In der Süddeutschen Zeitung fand sich kürzlich ein Kommentar, in dem es hieß, dass noch nie in der Geschichte die Voraussetzungen so gut waren, Familie und Beruf unter einen Hut zu bringen, wie heute. Dafür wurden mehrere Gründe genannt, die ich zum Anlass nehme, die Punkte zu benennen, die zu einer guten Vereinbarkeit beitragen.
- Gesellschaftlicher Wandel: In der Bevölkerung, das zeigen repräsentative Befragungen, gibt es einen breiten Konsens, wonach Familie und Beruf realisiert werden sollen. Dieser Konsens gibt den Familien heutzutage Rückenwind. Das traditionelle Einverdienermodell – der Vater ist erwerbstätig, die Mutter Hausfrau und Kinderbetreuung – verliert an Bedeutung. Es ist gesellschaftliche Norm, dass die Mutter erwerbstätig ist und auch kleine Kinder in eine Betreuungseinrichtung gehen.
- Trend zur Partnerschaftlichkeit: Kinderbetreuung und Erziehung sind keine alleinigen Zuständigkeiten der Mütter – so sieht es eine große Mehrheit der heutigen und kommenden Eltern. Das bedeutet auch, dass Väter und Mütter sich die Aufgaben in Beruf und Familie teilen wollen und können. Die Vereinbarkeit gelingt besser, wenn die familiären Aufgaben von Müttern und Vätern gemeinsam wahrgenommen werden.
- Finanzielle Unterstützung: Das Elterngeld schafft im ersten Jahr nach der Geburt einen finanziellen Schonraum. Mit dem neuen Elterngeld-Plus kann dieser Schonraum deutlich verlängert werden; er bietet Eltern die Möglichkeit, auzuprobieren, wie Vereinbarkeit gelingen kann.
- Kinderbetreuungsangebote: Die Plätze für kleine Kinder in Kindertageseinrichtungen und in der Tagespflege wurden in den letzten Jahren massiv ausgebaut. Es gibt einen Rechtsanspruch für die Betreuung von Kindern, die jünger sind als drei Jahre.
- Aktive Großeltern: Die Eltern der Mütter und Väter von kleinen Kindern sind gesünder und aktiver als alle Generationen zuvor. Das Verhältnis zwischen den Generationen ist positiv und eng. Großeltern übernehmen heutzutage häufig und gerne zumindest eine zeitweise Betreuung ihrer Enkel.
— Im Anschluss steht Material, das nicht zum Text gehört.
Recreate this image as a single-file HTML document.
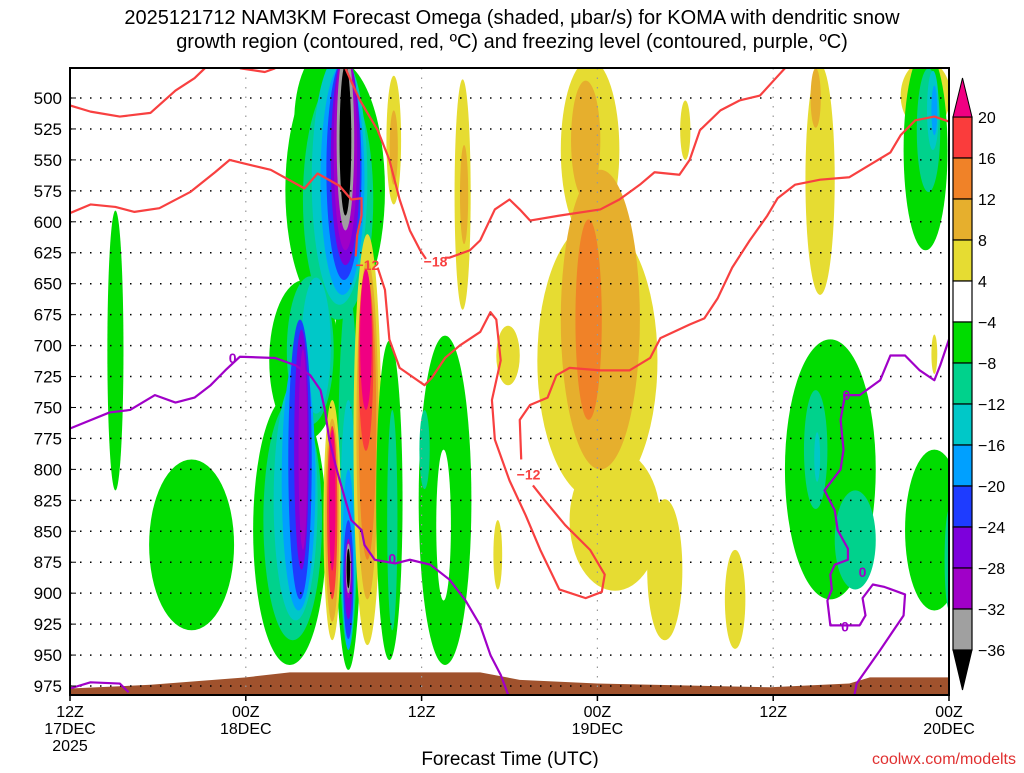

- Fachkräftemangel: Im Wettbewerb um gut ausgebildete und/oder studierte Fachkräfte kommen Unternehmen in Deutschland nicht mehr um das Thema Familienfreundlichkeit herum. Maßnahmen einer familienfreundlichen Personalpolitik werden von (potenziellen) Müttern und Vätern schon im Bewerbungsgespräch angesprochen. Familienfreundlichkeit ist ein Attraktivitätsfaktor, mit dem Unternehmen auf den Arbeitsmärkten mitunter besser punkten können, als mit einem hohen Gehalt oder Dienstwagen.
- Digitalisierung: Homeoffice und Mobiles Arbeiten gewinnen im Zuge der Digitalisierung an Bedeutung. In vielen Berufen ist es unerheblich, ob die Arbeit am heimischen Schreibtisch oder in der Firma geleistet wird. Somit schafft die Digitalisierung mehr Flexibilität und bringt, gerade beim Wegfall von Pendelzeiten, mehr Zeit für Familie mit sich.
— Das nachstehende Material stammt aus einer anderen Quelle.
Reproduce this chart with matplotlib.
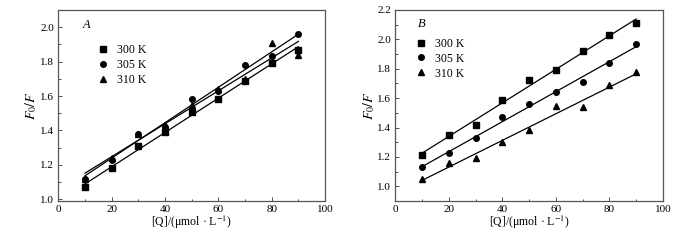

Diese sieben Punkte zeigen, dass heutzutage die Ausgangsbedingungen für eine gelingende Vereinbarkeit gut sind. Doch von dauerhaft verlässlichen Rahmenbedingungen sind die Familien noch ein gutes Stück entfernt.
Zudem sollen die Punkte keinesfalls darüber hinwegtäuschen, dass Familien sich die Vereinbarkeitsfrage jeden Tag aufs Neue stellen müssen. Sie müssen sich beispielsweise mit restriktiven Schließzeiten der Kita, unzureichender Schulkindbetreuung und familienunfreundlichen Arbeitgebern und Kollegen auseinander setzen. Auch wenn dies das Organisationsgeschick der Mütter und Väter fördert und sie stressresistenter macht: die tägliche Vereinbarkeitsfrage kostet die Familien viel Kraft.